I have this problem every once in a while. To be honest, it happens more than I’d like. I want to start something, or say something, or do something and I get stuck. Because I want whatever it is to be just right.
I tell myself that I’ll only have one chance at whatever it is and I need to make sure it’s the very best it can be. It needs to be my absolute best effort, it needs to be just the way I always thought it would be. It needs to be perfect.
And then what it ends up being is nothing at all because I’m paralyzed.
Case in point. I want to start posting on Penelope again. I’m ready. I’ve missed it and all you Penelopes more than you’ll ever know. I want to make PLL more than it’s ever been before.
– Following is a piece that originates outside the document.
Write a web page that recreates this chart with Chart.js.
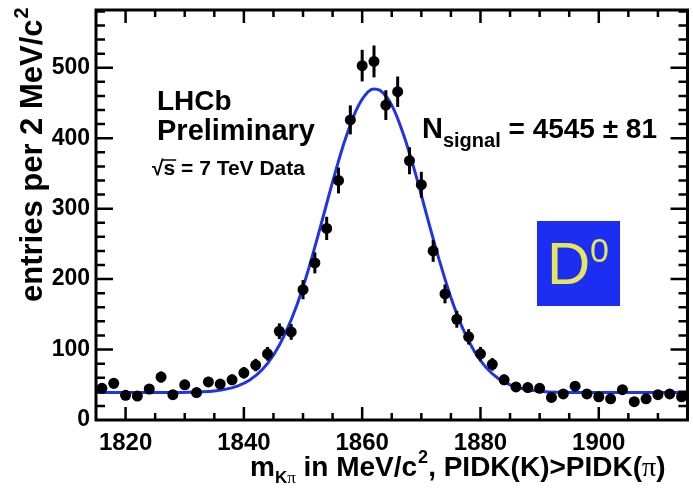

I feel the energy flowing through me and I want to start again. And have for months. But what to post first? Do I make some big announcement or just start again with no hoopla?
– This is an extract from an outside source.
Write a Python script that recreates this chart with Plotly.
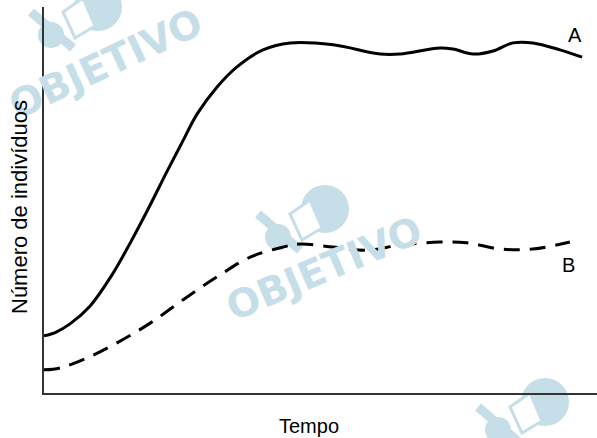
import plotly.graph_objects as go

# Curve A (solid) - time vs. number of individuals (arbitrary units)
tempo_a = [0, 2.2, 4.7, 8.3, 12.3, 15.6, 19.2, 22.2, 25.0, 27.7, 31.3, 34.9, 39.6, 44.5, 52.3,
           60.8, 64.4, 71.6, 74.0, 77.6, 81.2, 84.8, 88.4, 93.3, 97.3]
individuos_a = [14.8, 15.8, 17.9, 22.5, 30.6, 38.9, 48.7, 57.3, 65.0, 72.3, 79.3, 84.5, 88.9, 90.7,
                90.2, 87.8, 87.8, 89.4, 89.1, 87.8, 88.6, 90.7, 90.7, 88.9, 87.0]

# Curve B (dashed)
tempo_b = [0, 2.9, 7.8, 13.2, 19.2, 25.1, 31.3, 37.3, 43.2, 46.3, 52.3, 58.4, 64.4,
           71.6, 76.5, 82.5, 88.4, 95.1]
individuos_b = [6.0, 6.5, 9.1, 13.0, 18.1, 24.1, 30.1, 35.2, 37.8, 38.6, 37.8, 37.0, 38.3,
                39.1, 38.9, 37.3, 37.3, 39.1]

labels = ["A", "B"]
label_pos_x = [96.0, 94.9]
label_pos_y = [92.7, 33.2]

W, H = 597, 438
ML, MR, MT, MB = 44, 0, 7, 45
PW, PH = W - ML - MR, H - MT - MB


def px(x, y):
    return (x - ML) / PW, (H - MB - y) / PH


WM = "rgb(198,222,232)"
FONT = "Liberation Sans, Arial, sans-serif"

fig = go.Figure()
fig.add_trace(go.Scatter(x=tempo_a, y=individuos_a, mode="lines", name="A",
                         line=dict(color="black", width=3, shape="spline", smoothing=1.0)))
fig.add_trace(go.Scatter(x=tempo_b, y=individuos_b, mode="lines", name="B",
                         line=dict(color="black", width=3, dash="16px,10px",
                                   shape="spline", smoothing=1.0)))

annotations = []
for t, xv, yv in zip(labels, label_pos_x, label_pos_y):
    annotations.append(dict(x=xv, y=yv, xref="x", yref="y", text=t, showarrow=False,
                            xanchor="center", yanchor="middle",
                            font=dict(family=FONT, size=20, color="black")))

# watermark text
for (cx, cy, ang) in [(106, 64, -25), (324, 268, -23)]:
    xp, yp = px(cx, cy)
    annotations.append(dict(x=xp, y=yp, xref="paper", yref="paper", text="<b>OBJETIVO</b>",
                            showarrow=False, textangle=ang, xanchor="center", yanchor="middle",
                            font=dict(family="DejaVu Sans, sans-serif", size=39, color=WM)))

# axis titles
xp, yp = px(309, 426)
annotations.append(dict(x=xp, y=yp, xref="paper", yref="paper", text="Tempo", showarrow=False,
                        xanchor="center", yanchor="middle",
                        font=dict(family=FONT, size=20, color="black")))
xp, yp = px(19, 207)
annotations.append(dict(x=xp, y=yp, xref="paper", yref="paper", text="Número de indivíduos",
                        showarrow=False, textangle=-90, xanchor="center", yanchor="middle",
                        font=dict(family=FONT, size=22, color="black")))

# watermark logos
shapes = []


def disc(cx, cy, r, col):
    x0, y0 = px(cx - r, cy + r)
    x1, y1 = px(cx + r, cy - r)
    return dict(type="circle", xref="paper", yref="paper", x0=x0, y0=y0, x1=x1, y1=y1,
                fillcolor=col, line=dict(width=0), layer="below")


def poly(pts, col, lw=0, lc=None):
    d = ""
    for i, (x, y) in enumerate(pts):
        a, b = px(x, y)
        d += ("M" if i == 0 else "L") + f"{a:.5f},{b:.5f}"
    d += "Z"
    return dict(type="path", xref="paper", yref="paper", path=d, fillcolor=col,
                line=dict(width=lw, color=lc or col), layer="below")


def seg(x0, y0, x1, y1, w):
    a0, b0 = px(x0, y0)
    a1, b1 = px(x1, y1)
    return dict(type="line", xref="paper", yref="paper", x0=a0, y0=b0, x1=a1, y1=b1,
                line=dict(width=w, color=WM), layer="below")


for (ox, oy) in [(-227, -202), (0, 0), (220, 193)]:
    shapes.append(seg(258 + ox, 214 + oy, 300 + ox, 250 + oy, 9))
    shapes.append(disc(325 + ox, 209 + oy, 24, WM))
    sq = [(290, 214), (310, 200), (322, 228), (302, 240)]
    shapes.append(poly([(x + ox, y + oy) for x, y in sq], "white", 3, WM))
    shapes.append(disc(306 + ox, 220 + oy, 9, "white"))
    shapes.append(disc(278 + ox, 237 + oy, 13, WM))

fig.update_layout(
    width=W, height=H,
    margin=dict(l=ML, r=MR, t=MT, b=MB),
    paper_bgcolor="white", plot_bgcolor="rgba(0,0,0,0)",
    showlegend=False,
    annotations=annotations,
    shapes=shapes,
    xaxis=dict(range=[0, 100], showgrid=False, zeroline=False, showticklabels=False,
               ticks="", showline=True, linecolor="#333", linewidth=1.5),
    yaxis=dict(range=[0, 100], showgrid=False, zeroline=False, showticklabels=False,
               ticks="", showline=True, linecolor="#333", linewidth=1.5),
)

fig.write_html("out.html", config={"displayModeBar": False},
               post_script="document.body.style.margin='0';document.body.style.overflow='hidden';")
But, really, that’s not truly what’s stopping me.
If I’m honest, it’s fear that’s stopped me. What if no one wants Penelope to be back again? What if no one cares? What if no one really reads blogs anymore, as so much tech media suggests. What if I had all these great ideas and can’t turn them into anything that’s useful? What if I’m not good enough? What if no one likes me?
What if I am not enough?
The fear has paralyzed me.
But, because this fear of not being enough is so much a part of the Penelope Personality, I think you guys might understand. I may look confident and in control on the outside, but inside I’m terrified. This is what’s true. And I know for sure I need to be honest about what I’m feeling because so many of you have been honest with me.
And I know what I need to do. I need to just jump in. I need to act.
So here goes.
I’m starting Penelope again, this time, I hope, for real. I’ve missed you and writing about the things we Penelopes care about. I want to come back and I won’t always be perfect, but I hope to at least be good.